= Nihil dicit =

Nihil dicit is Latin for "he says nothing"; a judgment for want of a plea. The name of a judgment which a judge may render against a defendant who failed to plead and failed to answer a plaintiff's declaration or complaint within the prescribed time limit. The defendant failed to say why the court should not issue the judgment against him. The failure to say constitutes an admission of the justice of the cause of action against the defendant; it does so more strongly than a mere default.

Basically, a plaintiff files a complaint asking a court to do something and a defendant must file an answer that disagrees. That is called "joining issue".

Example:

For instance, Smith's Plaintiff's Original Complaint says that Jones breached a contract by only delivering 5 items instead of the 10 items that the contract calls for. Jones files a Defendant's Original Answer which says that after the parties signed the contract they agreed on the phone to change the quantity to 5. That document is in fact an "Answer" because it disputes the Plaintiff's allegations.

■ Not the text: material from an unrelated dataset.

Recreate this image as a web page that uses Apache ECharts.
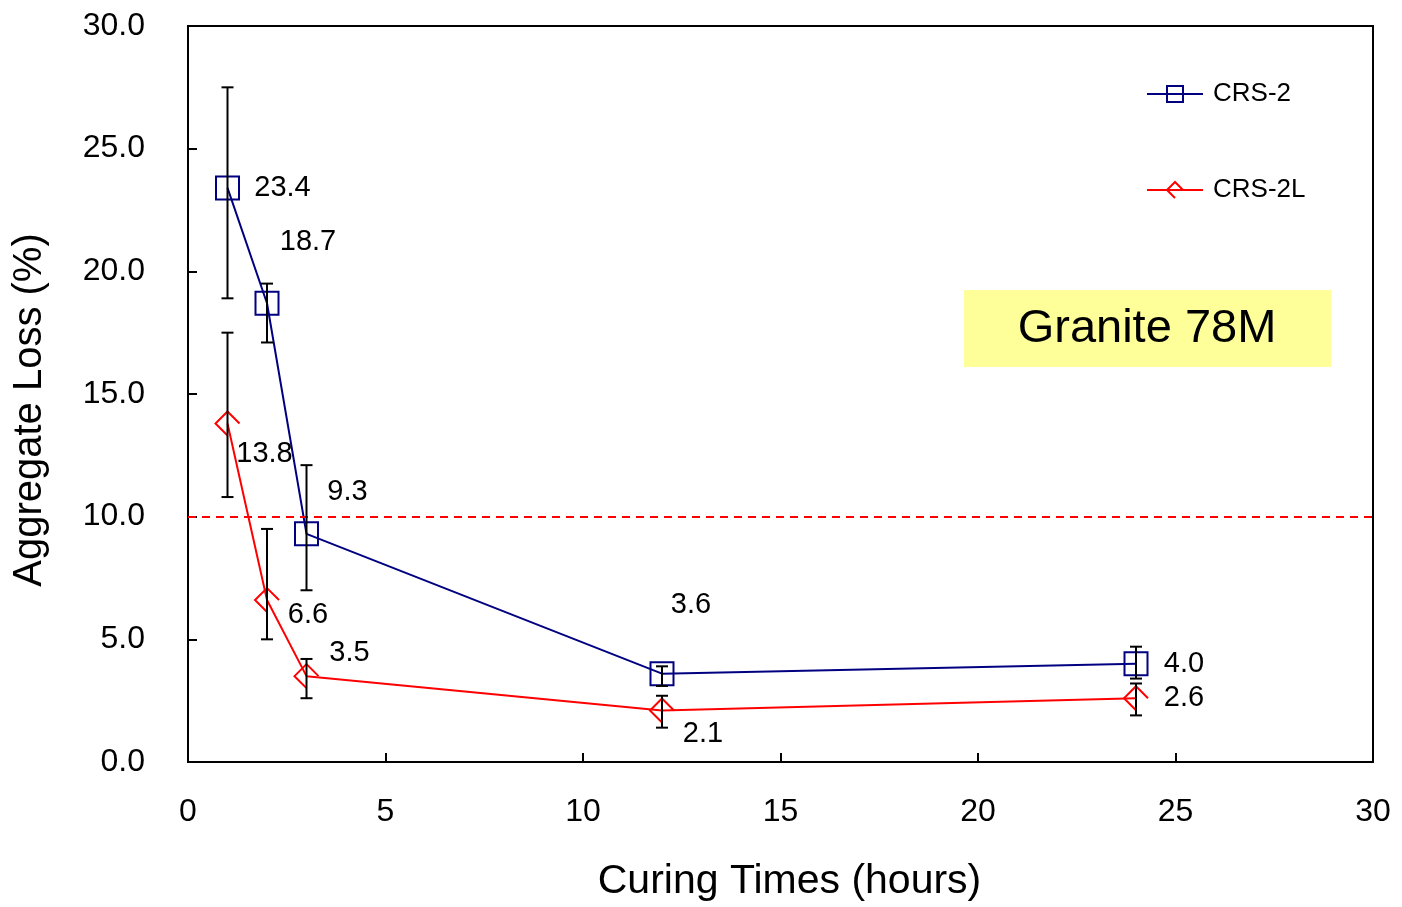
<!DOCTYPE html>
<html>
<head>
<meta charset="utf-8">
<script src="https://cdn.jsdelivr.net/npm/echarts@6/dist/echarts.min.js"></script>
<style>
  html, body { margin: 0; padding: 0; background: #fff; }
  #chart { width: 1402px; height: 907px; }
</style>
</head>
<body>
<div id="chart"></div>
<script>
// curing times (hours)
const hours = [1, 2, 3, 12, 24];
// aggregate loss (%)
const crs2 = [23.4, 18.7, 9.3, 3.6, 4.0];
const crs2L = [13.8, 6.6, 3.5, 2.1, 2.6];
// error bar ranges [low, high]
const crs2Err = [[18.9, 27.5], [17.1, 19.5], [7.0, 12.1], [3.1, 3.9], [3.4, 4.7]];
const crs2LErr = [[10.8, 17.5], [5.0, 9.5], [2.6, 4.2], [1.4, 2.7], [1.9, 3.2]];
const limitValue = 10;

// label offsets in px (layout, not data)
const crs2LabelOff = [[55, 0], [41, -61], [41, -42], [29, -69], [48, 0]];
const crs2LLabelOff = [[37, 31], [41, 15], [43, -23], [41, 24], [48, 0]];

const FONT = 'Liberation Sans, Arial, sans-serif';
const chart = echarts.init(document.getElementById('chart'), null, { renderer: 'canvas' });

function points(vals, offs) {
    return vals.map((v, i) => ({
        value: [hours[i], v],
        label: { offset: offs[i] }
    }));
}

function errSeries(errs) {
    return {
        type: 'custom',
        silent: true,
        z: 5,
        data: errs.map((e, i) => [hours[i], e[0], e[1]]),
        renderItem: function (params, api) {
            const lo = api.coord([api.value(0), api.value(1)]);
            const hi = api.coord([api.value(0), api.value(2)]);
            const w = 6;
            const style = { stroke: '#000', lineWidth: 2 };
            return {
                type: 'group',
                children: [
                    { type: 'line', shape: { x1: lo[0], y1: lo[1], x2: hi[0], y2: hi[1] }, style: style },
                    { type: 'line', shape: { x1: lo[0] - w, y1: lo[1], x2: lo[0] + w, y2: lo[1] }, style: style },
                    { type: 'line', shape: { x1: hi[0] - w, y1: hi[1], x2: hi[0] + w, y2: hi[1] }, style: style }
                ]
            };
        }
    };
}

const labelStyle = {
    show: true,
    position: 'inside',
    color: '#000',
    fontSize: 29,
    fontFamily: FONT,
    formatter: p => p.value[1].toFixed(1)
};

const axisLine = { show: true, onZero: false, lineStyle: { color: '#000', width: 2 } };

chart.setOption({
    animation: false,
    backgroundColor: '#fff',
    grid: { left: 188, right: 29, top: 26, bottom: 144, show: true, borderColor: '#000', borderWidth: 2 },
    xAxis: {
        type: 'value',
        min: 0, max: 30, interval: 5,
        name: 'Curing Times (hours)',
        nameLocation: 'middle',
        nameGap: 99,
        nameTextStyle: { fontSize: 41, fontFamily: FONT, color: '#000', padding: [0, 0, 0, 18] },
        axisLine: axisLine,
        axisTick: { show: true, inside: true, length: 9, lineStyle: { color: '#000', width: 2 } },
        axisLabel: { fontSize: 32, fontFamily: FONT, color: '#000', margin: 34 },
        splitLine: { show: false }
    },
    yAxis: {
        type: 'value',
        min: 0, max: 30, interval: 5,
        name: 'Aggregate Loss (%)',
        nameLocation: 'middle',
        nameGap: 138,
        nameTextStyle: { fontSize: 40, fontFamily: FONT, color: '#000', padding: [0, 32, 0, 0] },
        axisLine: axisLine,
        axisTick: { show: true, inside: true, length: 9, lineStyle: { color: '#000', width: 2 } },
        axisLabel: { fontSize: 32, fontFamily: FONT, color: '#000', margin: 43, formatter: v => v.toFixed(1) },
        splitLine: { show: false }
    },
    legend: {
        left: 1141,
        top: 76,
        orient: 'vertical',
        itemGap: 70,
        itemWidth: 56,
        itemHeight: 20,
        textStyle: { fontSize: 26, fontFamily: FONT, color: '#000', padding: [0, 0, 0, 5] },
        data: ['CRS-2', 'CRS-2L']
    },
    graphic: [{
        type: 'group',
        left: 964,
        top: 290,
        children: [
            { type: 'rect', shape: { x: 0, y: 0, width: 367, height: 77 }, style: { fill: '#FFFF99' } },
            { type: 'text', x: 183, y: 39, style: { text: 'Granite 78M', fontSize: 47, fontFamily: FONT, fill: '#000', align: 'center', verticalAlign: 'middle' } }
        ]
    }],
    series: [
        errSeries(crs2Err),
        errSeries(crs2LErr),
        {
            name: 'CRS-2',
            type: 'line',
            z: 4,
            data: points(crs2, crs2LabelOff),
            symbol: 'rect',
            symbolSize: 23,
            lineStyle: { color: '#000080', width: 2 },
            itemStyle: { color: 'rgba(0,0,0,0)', borderColor: '#000080', borderWidth: 2 },
            showAllSymbol: true,
            emphasis: { disabled: true },
            label: labelStyle,
            markLine: {
                silent: true,
                symbol: ['none', 'none'],
                label: { show: false },
                lineStyle: { color: '#FF0000', type: [8, 6], width: 2 },
                data: [{ yAxis: limitValue }]
            }
        },
        {
            name: 'CRS-2L',
            type: 'line',
            z: 4,
            data: points(crs2L, crs2LLabelOff),
            symbol: 'path://M10,20 L0,10 L10,0 L20,10',
            symbolSize: 24,
            lineStyle: { color: '#FF0000', width: 2 },
            itemStyle: { color: 'rgba(0,0,0,0)', borderColor: '#FF0000', borderWidth: 2 },
            showAllSymbol: true,
            emphasis: { disabled: true },
            label: labelStyle
        }
    ]
});

window.addEventListener('resize', () => chart.resize());
</script>
</body>
</html>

However, instead Jones' Defendant's Original Answer might state, "I tried to buy 10 items for the contract with Smith, but my supplier had raised its prices and I could only afford 5. So I delivered the 5 I was able to buy."

Smith says, "We agreed on 10 but I only received 5." The document Jones filed does not dispute that. So Jones "says nothing". Although the document is titled "Defendant's Original Answer" in fact it is only an Appearance, since Jones did not "join issue".

Therefore, Jones has defaulted, even though he filed something titled "Answer".

Because "he says nothing", the court does not need to set a hearing, it can issue a default judgment, which is one type of "judgment on the pleadings". This specific type of "judgment on the pleadings" is called a "Nihil Dicit judgment".